One day to another and one week to another, analyzing the markets sometimes becomes quite repetitive. Corporate results and macro data have been the two primary drivers for the markets for almost a month now. We are in the last leg of the December quarter result announcements. With some heavyweight groups like the Tata’s yet to announce their results, this week and the next could be as eventful and stock specific as the past couple of weeks have been.
One good thing about the markets at least over the next couple of months is that, any negative blabber at least from policymakers will be conspicuous by its absence. As we head closer to elections (to be held in May 2014), there is every possibility that things will be made to look rosy. The first instance of this came in on Friday.
The Central Statistical Organisation released its advance estimates of GDP growth for FY14. Accordingly, India’s GDP is expected to clock an overall growth of 4.9% for the year. This is below the 5% growth that the Finance Ministry thinks we could clock. The honourable Finance Minister has gone on record asserting his confidence about the economy growing at 5% this year.
It is good to be confident, but certainly bad to be overconfident. Given the economic circumstances and the way things are shaping up, growth certainly looks to be coming in bits and pieces and not at full throttle. Those who believe that growth could come in because of factors like a good monsoon and hence good productivity thereby propelling rural incomes and spurring consumption are sure to be disappointed.
There is a lot of structural imbalance that sets in with slower or poor economic growth extending over a period of time. That structural imbalance will take some time to correct before the economy really gets going. Industrial activity is a case in point. With elections round the corner no major capex plans will be put into implementation over the next two to three months. This could mean lower productivity at least for the next quarter or so.
Even the bigger projects which have been sanctioned and waiting for implementation will either get off the ground only post elections or even if they get off the ground will take atleast a couple of quarters before they start reflecting in the growth numbers. All this clearly point towards only one thing, do not expect non-volatile market sessions. Volatility is here to stay at least for the next two to three months.
Globally, macro data has been driving the markets. Employment news in the US, a new Fed Chairperson who will be making her first testimony and earnings will be driving markets out there. All this will have an obvious impact on the psyche of global markets including Europe and Asia.
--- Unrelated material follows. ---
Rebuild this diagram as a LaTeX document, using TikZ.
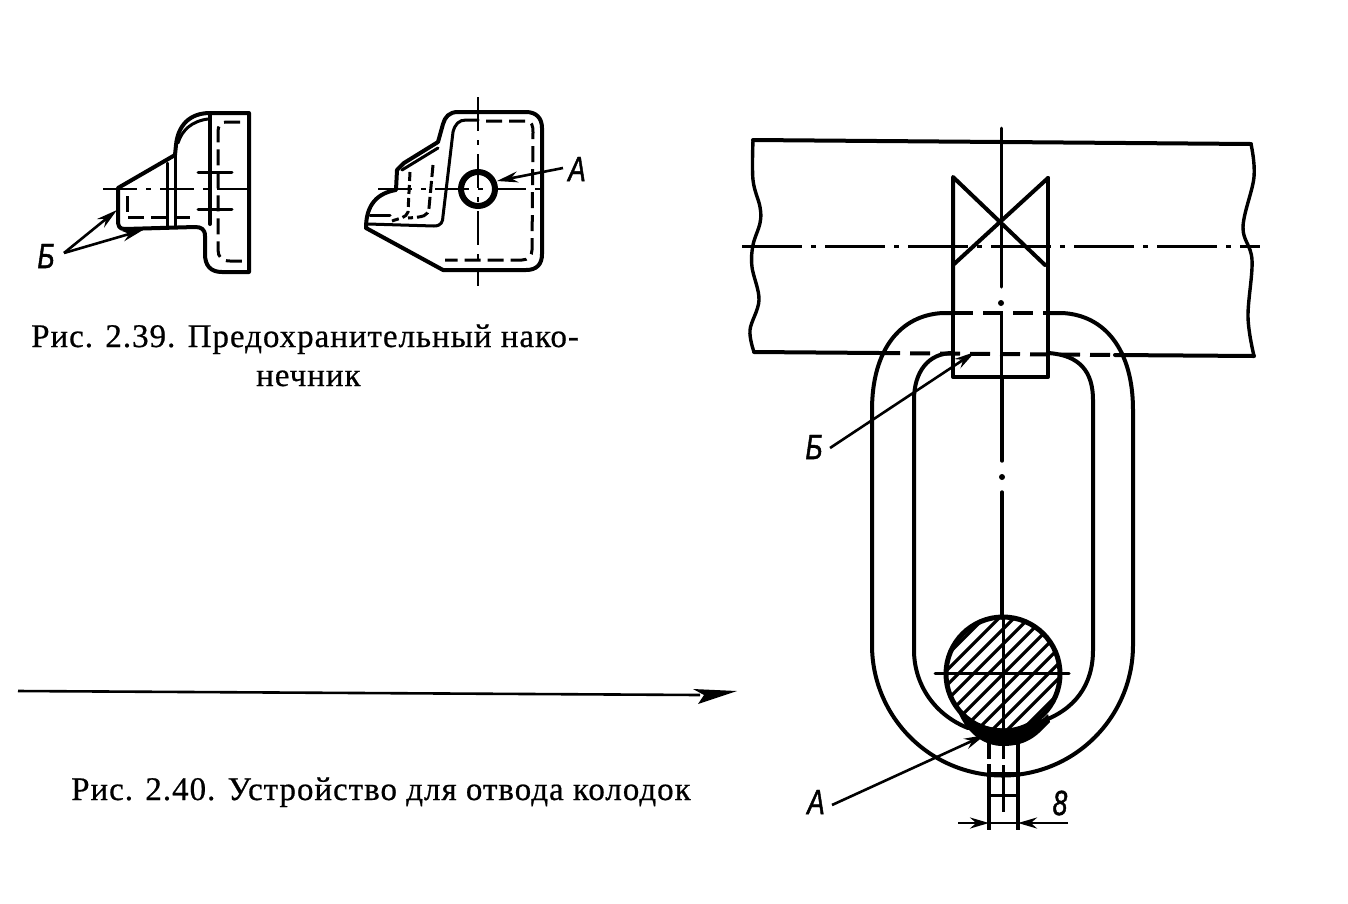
\documentclass[tikz,border=0pt]{standalone}
\usepackage{fontspec}
\setmainfont{Liberation Serif}
\newfontfamily\capfont[LetterSpace=3,FakeBold=0.6]{Liberation Serif}
\newfontfamily\lblfont[FakeStretch=0.75,FakeBold=1.2]{Liberation Sans}
\usetikzlibrary{arrows.meta}
\tikzset{
 mainline/.style={line width=4pt,line join=round,line cap=round},
 thinline/.style={line width=3pt,line cap=round},
 cen/.style={line width=2.6pt,dash pattern=on 34pt off 9pt on 5pt off 9pt},
 hid/.style={line width=3pt,dash pattern=on 16pt off 7pt},
 lead/.style={line width=2.6pt,-{Stealth[length=21pt,width=11pt]}},
 captxt/.style={inner sep=0pt,font=\capfont\fontsize{33}{33}\selectfont,anchor=base west},
 lbl/.style={inner sep=0pt,font=\lblfont\itshape\fontsize{35}{35}\selectfont},
}
\begin{document}
\begin{tikzpicture}[x=1pt,y=-1pt]
\useasboundingbox (0,0) rectangle (1348,903);
% --- Fig 2.39 left view
\draw[mainline] (210,113) -- (249,113) -- (249,272) -- (222,272) .. controls (210,272) and (205,265) .. (205,254)
  -- (205,236) .. controls (205,229) and (201,227) .. (195,227) -- (125,229) .. controls (119,229) and (118,226) .. (118,220)
  -- (118,188) -- (175,155) -- (176,145) .. controls (178,125) and (190,113) .. (210,113);
\draw[thinline] (178,143) .. controls (182,130) and (192,121) .. (208,119);
\draw[mainline] (210,113) -- (210,224);
\draw[thinline] (167,163) -- (167,227) (175,155) -- (175,227);
\draw[hid] (240,122) -- (226,122) .. controls (220,122) and (218,126) .. (218,132) -- (218,250) .. controls (218,257) and (222,261) .. (230,261) -- (245,261);
\draw[cen] (103,189) -- (258,189);
\draw[hid] (128,217) -- (190,217);
\draw[hid] (127,196) -- (127,217);
\draw[thinline] (198,172) -- (232,172) (198,209) -- (232,209);
\coordinate (ba) at (117,210);
\coordinate (bb) at (143,230);
\node[lbl] (b1) at (46,256) {Б};
\coordinate (bo) at (64,253);
\draw[lead] (bo) -- (ba);
\draw[lead] (bo) -- (bb);
% --- Fig 2.39 right view
\draw[mainline] (366,228) -- (443,270) -- (526,270) .. controls (537,270) and (542,264) .. (542,254) -- (542,128) .. controls (542,118) and (536,112) .. (526,112)
  -- (458,112) .. controls (449,112) and (445,117) .. (443,124) -- (438,142) -- (404,163) -- (397,170) -- (396,190)
  .. controls (378,193) and (366,204) .. (366,228);
\draw[thinline] (368,224) -- (434,226) .. controls (441,226) and (443,222) .. (443,216) -- (453,132) .. controls (455,124) and (459,120) .. (466,120) -- (478,120);
\draw[thinline] (402,170) -- (438,148);
\draw[hid] (486,121) -- (526,121) .. controls (532,121) and (533,126) .. (533,132) -- (532,250) .. controls (532,256) and (528,260) .. (522,260) -- (445,260);
\draw[line width=3pt,dash pattern=on 9pt off 4pt] (410,172) -- (408,212) .. controls (406,218) and (400,218) .. (392,221);
\draw[line width=3pt,dash pattern=on 12pt off 4pt] (433,165) -- (429,208) .. controls (428,216) and (424,217) .. (408,218);
\draw[thinline] (370,215) -- (390,215);
\draw[cen] (378,189) -- (548,189);
\draw[cen] (478,97) -- (478,286);
\node[draw,circle,line width=6pt,minimum size=34pt,inner sep=0pt,fill=none] (hole) at (478,189) {};
\node[lbl] (a1) at (577,169) {А};
\draw[lead] (563,168) -- (497,181);
% --- Captions
\node[captxt] (c1) at (31,347) {Рис. 2.39. Предохранительный нако-};
\node[captxt] (c2) at (256,386) {нечник};
\node[captxt] (c3) at (71,800) {Рис. 2.40. Устройство для отвода колодок};
% --- long arrow
\coordinate (s) at (18,691);
\coordinate (e) at (737,691);
\draw[line width=2.6pt] (s) -- (700,695);
\fill (693,689) -- (e) -- (698,704) -- (704,695) -- cycle;
% --- Fig 2.40
\draw[mainline] (753,140) -- (1251,144);
\draw[mainline] (754,352) -- (880,353);
\draw[line width=4pt,dash pattern=on 20pt off 10pt] (880,353) -- (1115,355);
\draw[mainline] (1115,355) -- (1254,356);
\draw[line width=3.4pt] plot[smooth,tension=0.6] coordinates {(753,140) (753,180) (760,207) (760,223) (753,245) (752,267) (759,300) (750,330) (754,352)};
\draw[line width=3.4pt] plot[smooth,tension=0.6] coordinates {(1251,144) (1254,177) (1243,227) (1252,260) (1248,317) (1254,356)};
\draw[cen,line width=3pt,dash pattern=on 60pt off 9pt on 5pt off 9pt] (742,246) -- (1260,246);
\draw[mainline] (953,313) -- (953,377) -- (1048,377) -- (1048,178);
\draw[mainline] (953,313) -- (953,177) -- (1045,265);
\draw[mainline] (1048,178) -- (953,265);
\draw[line width=3.4pt,dash pattern=on 20pt off 10pt] (953,313) -- (1048,313);
% outer link
\draw[mainline] (953,313) -- (943,313) .. controls (900,315) and (872,350) .. (872,410) -- (872,645) arc[start angle=180,end angle=0,radius=130.5] -- (1133,410) .. controls (1133,350) and (1105,315) .. (1062,313) -- (1048,313);
% inner link
\draw[mainline] (953,353) .. controls (928,353) and (914,372) .. (914,400) -- (914,650) .. controls (914,685) and (935,715) .. (968,728);
\draw[mainline] (1048,353) .. controls (1080,355) and (1093,372) .. (1093,400) -- (1093,650) .. controls (1093,685) and (1075,710) .. (1040,722);
% pin
\begin{scope}
\clip (1003,674) circle[radius=56];
\foreach \k in {-9,...,9} {
  \draw[line width=3.2pt] ({1003+\k*15-70},{674+70}) -- ({1003+\k*15+70},{674-70});
}
\end{scope}
\node[draw,circle,line width=5pt,minimum size=114pt,inner sep=0pt] (pin) at (1003,674) {};
\fill (958,712) .. controls (975,732) and (1030,735) .. (1048,714) -- (1050,722) .. controls (1040,732) and (1030,746) .. (1003,746) .. controls (985,746) and (968,735) .. (958,712) -- cycle;
\draw[line width=3pt,line cap=round] (1001,128) -- (1001,287);
\fill (1001,303) circle[radius=3];
\draw[line width=3pt] (1001,313) -- (1001,377);
\draw[line width=3.4pt,line cap=round] (1002,377) -- (1002,461);
\fill (1002,477) circle[radius=3];
\draw[line width=3.4pt,line cap=round] (1002,492) -- (1002,618);
\draw[line width=3pt] (1003,618) -- (1003,735);
\draw[line width=3pt,dash pattern=on 14pt off 6pt] (1003,745) -- (1003,773);
\draw[line width=3pt] (1003,773) -- (1003,812);
\draw[thinline] (935,673) -- (1069,673);
% weld detail
\draw[line width=3.4pt,dash pattern=on 16pt off 5pt] (989,743) -- (989,773);
\draw[line width=3.4pt] (1018,743) -- (1018,773);
\draw[line width=3.4pt] (989,773) -- (989,830) (1018,773) -- (1018,830);
\draw[thinline] (989,773) -- (1018,773) (989,795) -- (1018,795);
% dimension
\coordinate (dl) at (989,823);
\coordinate (dr) at (1018,823);
\draw[line width=2.6pt,-{Stealth[length=19pt,width=11pt]}] (958,823) -- (dl);
\draw[line width=2.6pt,-{Stealth[length=19pt,width=11pt]}] (1068,823) -- (dr);
\draw[line width=2.6pt] (dl) -- (dr);
\node[lbl] (d8) at (1060,803) {8};
\node[lbl] (a2) at (816,802) {А};
\node[lbl] (b2) at (814,447) {Б};
\draw[lead] (832,805) -- (985,735);
\draw[lead] (830,448) -- (975,352);
\end{tikzpicture}
\end{document}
Meanwhile, Asian markets have opened quite well this week. Taking cues from the way US markets have behaved over the weekend all major Asian benchmarks are currently trading in the green. The Japanese Nikkei is up 1% so far followed by Indonesia’s Jakarta Composite which is currently trading up 0.73%. The Chinese market which remained quite sluggish for the whole of the past week is trading strongly today with the Shanghai Composite up 1% followed closely by the Taiwan Composite which is up 0.66%. Malaysia, Hong Kong and Singapore are up an average 0.20% while Korea is just about managing to remain positive.
Overall global cues are looking positive this morning which suggest that the Indian markets could see a positive open to the week. The last of the corporate results will be flowing in this week and that should make the markets more stock specific in nature. On the macro side, the CSO estimate of GDP growth could weigh on the markets. Up next will be presumptions about what to expect from the Vote On Account that will be presented by the Finance Minister. Of course there is lot of positive air around it assuming that a lot of goodies will come our way with elections round the corner.